Required task = Extract only the first line of the listing and every line after it up to and including the one with "(ld) at (20,544)". Omit the pictures.

========================================

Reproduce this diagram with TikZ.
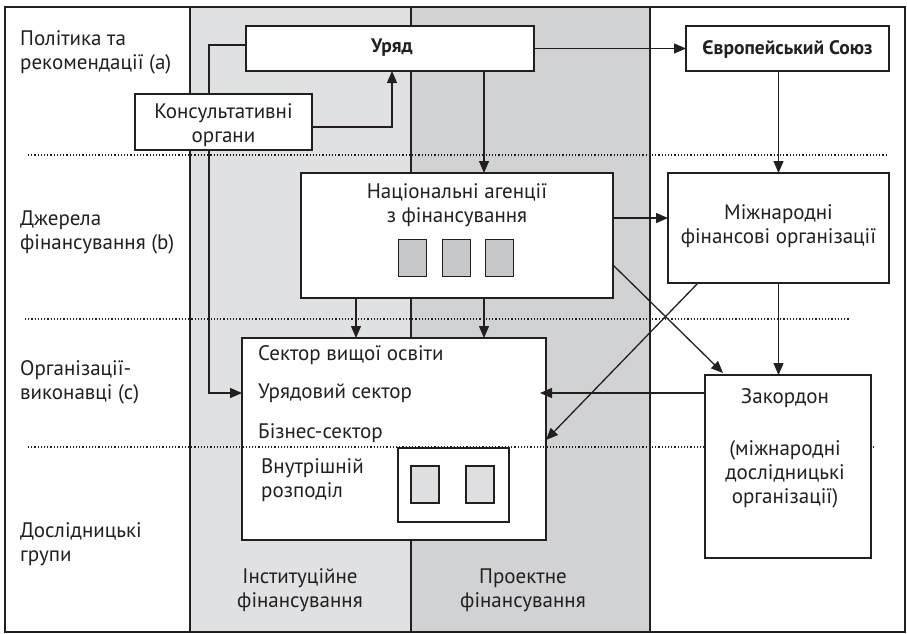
\documentclass[tikz,border=0pt]{standalone}
\usepackage{fontspec}
\setmainfont{PT Sans}
\usetikzlibrary{arrows.meta,calc}
\pgfdeclarelayer{bg}
\pgfsetlayers{bg,main}
\definecolor{ink}{RGB}{35,31,32}
\definecolor{lightg}{RGB}{224,225,227}
\definecolor{darkg}{RGB}{209,210,212}
\definecolor{sqg}{RGB}{198,199,201}
\definecolor{sqlight}{RGB}{222,223,225}
\begin{document}
\begin{tikzpicture}[x=1pt,y=-1pt,
  font=\fontsize{21}{24}\selectfont,
  box/.style={draw=ink, line width=1.6pt, fill=white, inner sep=0pt, outer sep=0pt},
  sq/.style={draw=ink, line width=1.6pt, inner sep=0pt, outer sep=0pt, minimum width=28pt, minimum height=37pt},
  lbl/.style={text=ink, inner sep=0pt, align=center},
  lbll/.style={text=ink, inner sep=0pt, align=left, anchor=west},
  boldlbl/.style={lbl, font=\fontsize{19.5}{24}\selectfont\bfseries},
  arr/.style={draw=ink, line width=1.3pt, -{Triangle[length=12pt,width=10pt]}},
  dots/.style={draw=ink, line width=1.2pt, dash pattern=on 1.2pt off 2pt},
  col/.style={draw=ink, line width=2.6pt}]
\useasboundingbox (0,0) rectangle (907,633);

% coordinates
\coordinate (c2) at (484,0);
\coordinate (c3) at (392,0);
\coordinate (c4) at (209,393);
\coordinate (c6) at (0,218);
\coordinate (c7a) at (356,0);
\coordinate (c8) at (0,265);
\coordinate (c9) at (0,440);

% left labels
\node[lbll] (la) at (20,52) {Політика та\\рекомендації (a)};
\node[lbll] (lb) at (20,232) {Джерела\\фінансування (b)};
\node[lbll] (lc) at (20,382) {Організації-\\виконавці (c)};
\node[lbll] (ld) at (20,544) {Дослідницькі\\групи};

% boxes
\node[box, minimum width=288pt, minimum height=45pt] (ur) at (390,48.5) {};
\node[boldlbl] (urt) at (392,48) {Уряд};
\node[box, minimum width=177pt, minimum height=56pt] (kons) at (223.5,122) {};
\node[lbl] (konst) at (223.5,125) {Консультативні\\органи};
\node[box, minimum width=203pt, minimum height=45pt] (eu) at (787.5,48.5) {};
\node[boldlbl] (eut) at (787.5,49) {Європейський Союз};
\node[box, minimum width=312pt, minimum height=125pt] (nat) at (457,235.5) {};
\node[lbl] (natt) at (457,205) {Національні агенції\\з фінансування};
\node[sq, fill=sqg] (n1) at (412.5,258) {};
\node[sq, fill=sqg] (n2) at (456.5,258) {};
\node[sq, fill=sqg] (n3) at (499.5,258) {};
\node[box, minimum width=221pt, minimum height=110pt] (intl) at (778.5,228) {};
\node[lbl] (intlt) at (778.5,226) {Міжнародні\\фінансові організації};
\node[box, minimum width=304pt, minimum height=202pt] (sec) at (394,439) {};
\node[lbll] (s1) at (258,355) {Сектор вищої освіти};
\node[lbll] (s2) at (258,393) {Урядовий сектор};
\node[lbll] (s3) at (258,433) {Бізнес-сектор};
\node[lbll] (s4) at (261,480) {Внутрішній\\розподіл};
\draw[dots] (28,447) -- (873,447);
\node[box, minimum width=111pt, minimum height=74pt] (inner) at (453.5,485) {};
\node[sq, fill=sqlight] (i1) at (425,484.5) {};
\node[sq, fill=sqlight] (i2) at (480,484.5) {};
\node[box, minimum width=166pt, minimum height=183pt] (zak) at (788,466.5) {};
\node[lbl] (zakt) at (785,398) {Закордон};
\node[lbl] (zakt2) at (785,474) {(міжнародні\\дослідницькі\\організації)};

% bottom labels
\node[lbl] (bi) at (300,590) {Інституційне\\фінансування};
\node[lbl] (bp) at (523,590) {Проектне\\фінансування};

% background layer
\begin{pgfonlayer}{bg}
  \fill[lightg] (190,7) rectangle (411,632);
  \fill[darkg] (411,7) rectangle (650,632);
  \draw[dots] (28,155) -- (888,155);
  \draw[dots] (25,319) -- (850,319);
  \draw[col] (190,7) -- (190,632);
  \draw[col, line width=2pt] (411,7) -- (411,632);
  \draw[col] (650,7) -- (650,632);
  \draw[arr] ([yshift=3.5pt]ur.west) -| (c4) -- (sec.west |- c4);
\end{pgfonlayer}

% frame
\draw[ink, line width=2.2pt] (5,7) rectangle (905,632);

% connectors
\draw[arr] (ur.east) -- (eu.west);
\draw[arr] (ur.south -| c2) -- (nat.north -| c2);
\draw[arr] ([yshift=-5pt]kons.east) -| (ur.south -| c3);
\draw[arr] (intl.north |- eu.south) -- (intl.north);
\draw[arr] (nat.east |- c6) -- (intl.west |- c6);
\draw[arr] (nat.south -| c7a) -- (sec.north -| c7a);
\draw[arr] (nat.south -| c2) -- (sec.north -| c2);
\draw[arr] (nat.east |- c8) -- ([xshift=18pt,yshift=2pt]zak.north west);
\draw[arr] ([xshift=30pt]intl.south west) -- (sec.east |- c9);
\draw[arr] (intl.south) -- (intl.south |- zak.north);
\draw[arr] (zak.west |- c4) -- ([xshift=-6pt]sec.east |- c4);
\end{tikzpicture}
\end{document}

========================================

Solution =
Reproduce this diagram with TikZ.
\documentclass[tikz,border=0pt]{standalone}
\usepackage{fontspec}
\setmainfont{PT Sans}
\usetikzlibrary{arrows.meta,calc}
\pgfdeclarelayer{bg}
\pgfsetlayers{bg,main}
\definecolor{ink}{RGB}{35,31,32}
\definecolor{lightg}{RGB}{224,225,227}
\definecolor{darkg}{RGB}{209,210,212}
\definecolor{sqg}{RGB}{198,199,201}
\definecolor{sqlight}{RGB}{222,223,225}
\begin{document}
\begin{tikzpicture}[x=1pt,y=-1pt,
  font=\fontsize{21}{24}\selectfont,
  box/.style={draw=ink, line width=1.6pt, fill=white, inner sep=0pt, outer sep=0pt},
  sq/.style={draw=ink, line width=1.6pt, inner sep=0pt, outer sep=0pt, minimum width=28pt, minimum height=37pt},
  lbl/.style={text=ink, inner sep=0pt, align=center},
  lbll/.style={text=ink, inner sep=0pt, align=left, anchor=west},
  boldlbl/.style={lbl, font=\fontsize{19.5}{24}\selectfont\bfseries},
  arr/.style={draw=ink, line width=1.3pt, -{Triangle[length=12pt,width=10pt]}},
  dots/.style={draw=ink, line width=1.2pt, dash pattern=on 1.2pt off 2pt},
  col/.style={draw=ink, line width=2.6pt}]
\useasboundingbox (0,0) rectangle (907,633);

% coordinates
\coordinate (c2) at (484,0);
\coordinate (c3) at (392,0);
\coordinate (c4) at (209,393);
\coordinate (c6) at (0,218);
\coordinate (c7a) at (356,0);
\coordinate (c8) at (0,265);
\coordinate (c9) at (0,440);

% left labels
\node[lbll] (la) at (20,52) {Політика та\\рекомендації (a)};
\node[lbll] (lb) at (20,232) {Джерела\\фінансування (b)};
\node[lbll] (lc) at (20,382) {Організації-\\виконавці (c)};
\node[lbll] (ld) at (20,544) {Дослідницькі\\групи};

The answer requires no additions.